* _The task_
Reproduce all of the data below without alteration; exclude every picture.

__________________________________________________

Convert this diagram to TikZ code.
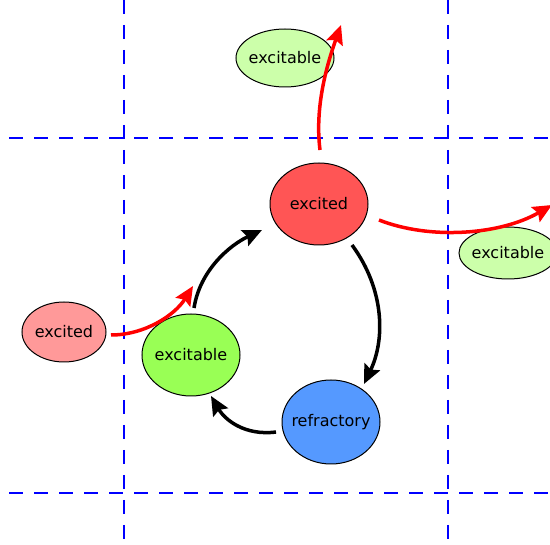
\documentclass[tikz,border=0pt]{standalone}
\usepackage{fontspec}
\setmainfont{DejaVu Sans}
\usetikzlibrary{arrows.meta,shapes.geometric}
\definecolor{exc}{HTML}{FF5555}
\definecolor{excl}{HTML}{FF9999}
\definecolor{able}{HTML}{99FF55}
\definecolor{ablel}{HTML}{CCFFAA}
\definecolor{refr}{HTML}{5599FF}
\newcommand{\celltext}[1]{\makebox[0pt]{#1}}
\begin{document}
\begin{tikzpicture}[x=1pt,y=-1pt,
  cell/.style={ellipse,draw=black,line width=1pt,inner sep=0pt,font=\fontsize{16}{19}\selectfont},
  grid/.style={blue,line width=1.5pt,dash pattern=on 14pt off 11pt},
  blk/.style={line width=3.5pt,-{Stealth[length=19pt,width=17pt,inset=3pt]}},
  redarr/.style={red,line width=3.5pt,-{Stealth[length=19pt,width=17pt,inset=3pt]}}]
\clip (0,0) rectangle (550,545);
\draw[grid] (124,0) -- (124,545);
\draw[grid] (448,0) -- (448,545);
\draw[grid] (9,138) -- (550,138);
\draw[grid] (9,493) -- (550,493);
\node[cell,fill=exc,minimum width=98pt,minimum height=82pt] (ex) at (319,204) {\celltext{excited}};
\node[cell,fill=able,minimum width=98pt,minimum height=82pt] (ab) at (191,355) {\celltext{excitable}};
\node[cell,fill=refr,minimum width=98pt,minimum height=84pt] (rf) at (331,422) {\celltext{refractory}};
\node[cell,fill=excl,minimum width=84pt,minimum height=60pt] (exl) at (64,332) {\celltext{excited}};
\node[cell,fill=ablel,minimum width=98pt,minimum height=58pt] (abt) at (285,58) {\celltext{excitable}};
\node[cell,fill=ablel,minimum width=98pt,minimum height=52pt] (abr) at (508,253) {\celltext{excitable}};
\coordinate (a1) at (194,308); \coordinate (b1) at (262,230);
\coordinate (a2) at (352,245); \coordinate (b2) at (364,384);
\coordinate (a3) at (276,432); \coordinate (b3) at (211,396);
\coordinate (r1a) at (111,335); \coordinate (r1b) at (193,286);
\coordinate (r2a) at (320,150); \coordinate (r2b) at (341,25);
\coordinate (r3a) at (379,220); \coordinate (r3b) at (552,205);
\draw[blk] (a1) .. controls (200,270) and (230,245) .. (b1);
\draw[blk] (a2) .. controls (385,290) and (385,340) .. (b2);
\draw[blk] (a3) .. controls (245,436) and (225,420) .. (b3);
\draw[redarr] (r1a) .. controls (145,335) and (175,315) .. (r1b);
\draw[redarr] (r2a) .. controls (315,110) and (325,70) .. (r2b);
\draw[redarr] (r3a) .. controls (430,240) and (500,235) .. (r3b);
\end{tikzpicture}
\end{document}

__________________________________________________

* _Output_
Convert this diagram to TikZ code.
\documentclass[tikz,border=0pt]{standalone}
\usepackage{fontspec}
\setmainfont{DejaVu Sans}
\usetikzlibrary{arrows.meta,shapes.geometric}
\definecolor{exc}{HTML}{FF5555}
\definecolor{excl}{HTML}{FF9999}
\definecolor{able}{HTML}{99FF55}
\definecolor{ablel}{HTML}{CCFFAA}
\definecolor{refr}{HTML}{5599FF}
\newcommand{\celltext}[1]{\makebox[0pt]{#1}}
\begin{document}
\begin{tikzpicture}[x=1pt,y=-1pt,
  cell/.style={ellipse,draw=black,line width=1pt,inner sep=0pt,font=\fontsize{16}{19}\selectfont},
  grid/.style={blue,line width=1.5pt,dash pattern=on 14pt off 11pt},
  blk/.style={line width=3.5pt,-{Stealth[length=19pt,width=17pt,inset=3pt]}},
  redarr/.style={red,line width=3.5pt,-{Stealth[length=19pt,width=17pt,inset=3pt]}}]
\clip (0,0) rectangle (550,545);
\draw[grid] (124,0) -- (124,545);
\draw[grid] (448,0) -- (448,545);
\draw[grid] (9,138) -- (550,138);
\draw[grid] (9,493) -- (550,493);
\node[cell,fill=exc,minimum width=98pt,minimum height=82pt] (ex) at (319,204) {\celltext{excited}};
\node[cell,fill=able,minimum width=98pt,minimum height=82pt] (ab) at (191,355) {\celltext{excitable}};
\node[cell,fill=refr,minimum width=98pt,minimum height=84pt] (rf) at (331,422) {\celltext{refractory}};
\node[cell,fill=excl,minimum width=84pt,minimum height=60pt] (exl) at (64,332) {\celltext{excited}};
\node[cell,fill=ablel,minimum width=98pt,minimum height=58pt] (abt) at (285,58) {\celltext{excitable}};
\node[cell,fill=ablel,minimum width=98pt,minimum height=52pt] (abr) at (508,253) {\celltext{excitable}};
\coordinate (a1) at (194,308); \coordinate (b1) at (262,230);
\coordinate (a2) at (352,245); \coordinate (b2) at (364,384);
\coordinate (a3) at (276,432); \coordinate (b3) at (211,396);
\coordinate (r1a) at (111,335); \coordinate (r1b) at (193,286);
\coordinate (r2a) at (320,150); \coordinate (r2b) at (341,25);
\coordinate (r3a) at (379,220); \coordinate (r3b) at (552,205);
\draw[blk] (a1) .. controls (200,270) and (230,245) .. (b1);
\draw[blk] (a2) .. controls (385,290) and (385,340) .. (b2);
\draw[blk] (a3) .. controls (245,436) and (225,420) .. (b3);
\draw[redarr] (r1a) .. controls (145,335) and (175,315) .. (r1b);
\draw[redarr] (r2a) .. controls (315,110) and (325,70) .. (r2b);
\draw[redarr] (r3a) .. controls (430,240) and (500,235) .. (r3b);
\end{tikzpicture}
\end{document}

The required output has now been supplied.